Por que a democracia brasileira abriu espaço para o fenômeno Bolsonaro?

O trabalho analisa as bases declinantes da adesão democrática no Brasil. Os últimos anos mostram uma tendência significativa de queda nos indicadores de adesão, de avaliação e confiança institucional, e o afastamento dos cidadãos brasileiros das instituições representativas. Apesar do êxito dos governos socialdemocratas entre 1995 e 2016, marcados pelo fortalecimento das instituições democráticas e por políticas sociais de diminuição da pobreza e desigualdade desenvolvidas pelos governos do PSDB(1995-2002) e do PT (2003-2016), a ruptura política dada com o impeachment da presidente Rousseff agravou o terreno de polarização ideológica e consolidou o caminho de recomposição de forças políticas conservadoras. O severo cenário político e econômico dos últimos anos, também marcado por escândalos de corrupção que atingiram grande parte da classe política, pelo aumento dos índices de violência e pela condução de políticas de ajuste, abriu o país para as possibilidades da política de contestação e do populismo, em um contexto fortemente polarizado.
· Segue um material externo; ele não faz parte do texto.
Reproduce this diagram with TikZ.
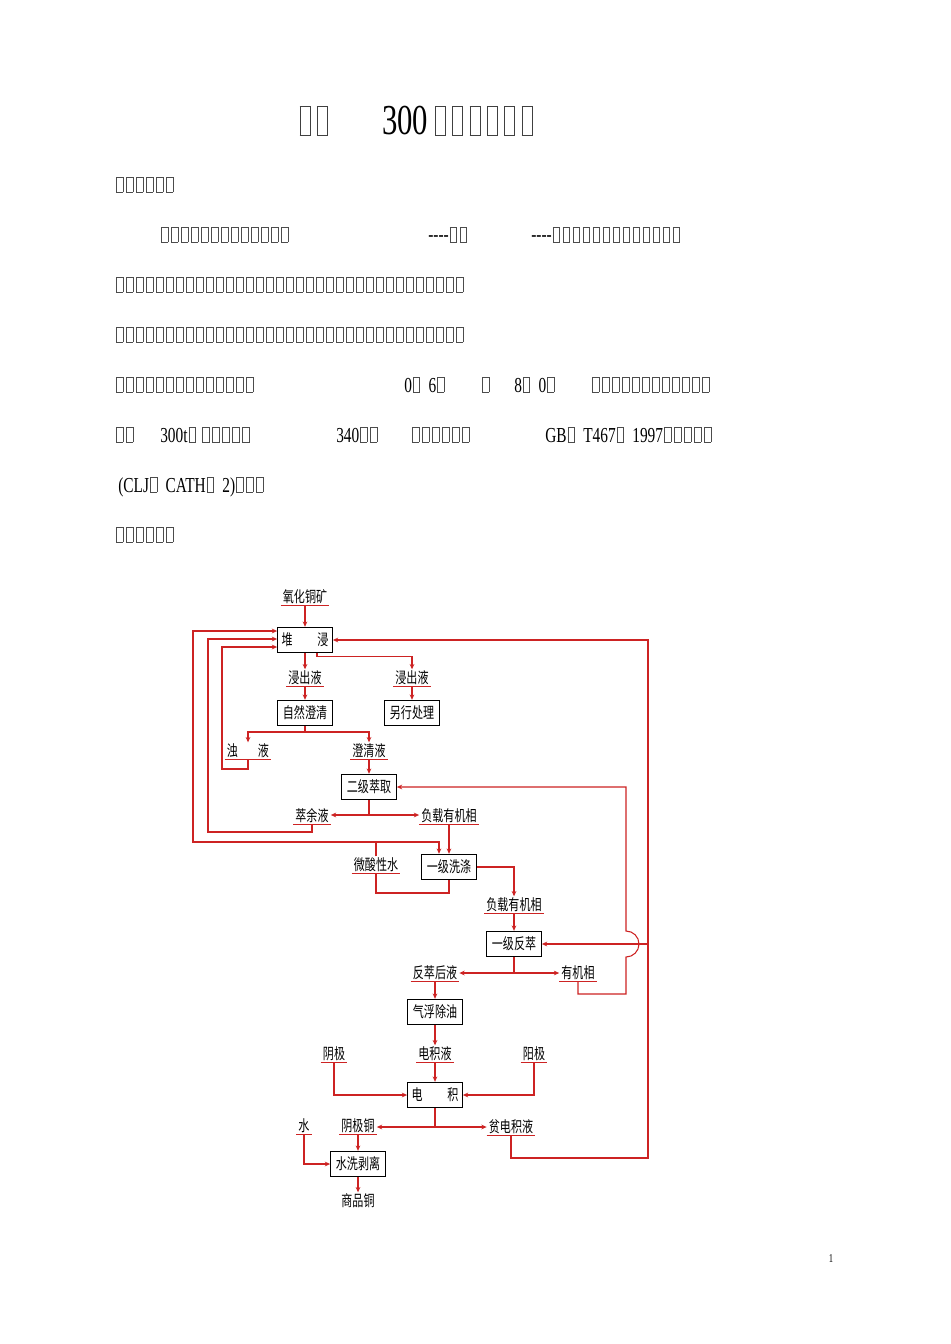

A emergência do fenômeno Bolsonaro, apoiado fundamentalmente em um discurso embasado no nacionalismo, na recuperação do anticomunismo e na defesa de valores comportamentais morais conservadores, e a ascensão eleitoral da extrema direita em 2018, com forte perfil militar, baseada em partidos frágeis, traduzem, em grande medida, a desorganização da política representativa que resulta desse movimento de transformação. A eleição do presidente Bolsonaro em 2018 aponta para o ressurgimento de uma hibridez política perigosa, na direção do que Diamond (2015) alerta para a recessão democrática. Com base na coleção de dados produzidos pelo Estudo Eleitoral Brasileiro entre 2002 e 2018 (survey nacional pós-eleitoral, associado ao Comparative Study of Electoral Systems Project_CSES), o trabalho analisa as percepções e atitudes de massa que caracterizam as condições de funcionamento da democracia brasileira nos últimos 16 anos. Com enfoque nas atitudes com relação ao sistema representativo, analisamos em que medida a diminuição da adesão normativa ao regime democrático e da cognição sobre o significado de democracia, a ampliação do afastamento dos partidos e da desconfiança dos cidadãos com relação às instituições representativas contribuem para a explicação da eleição do presidente Bolsonaro.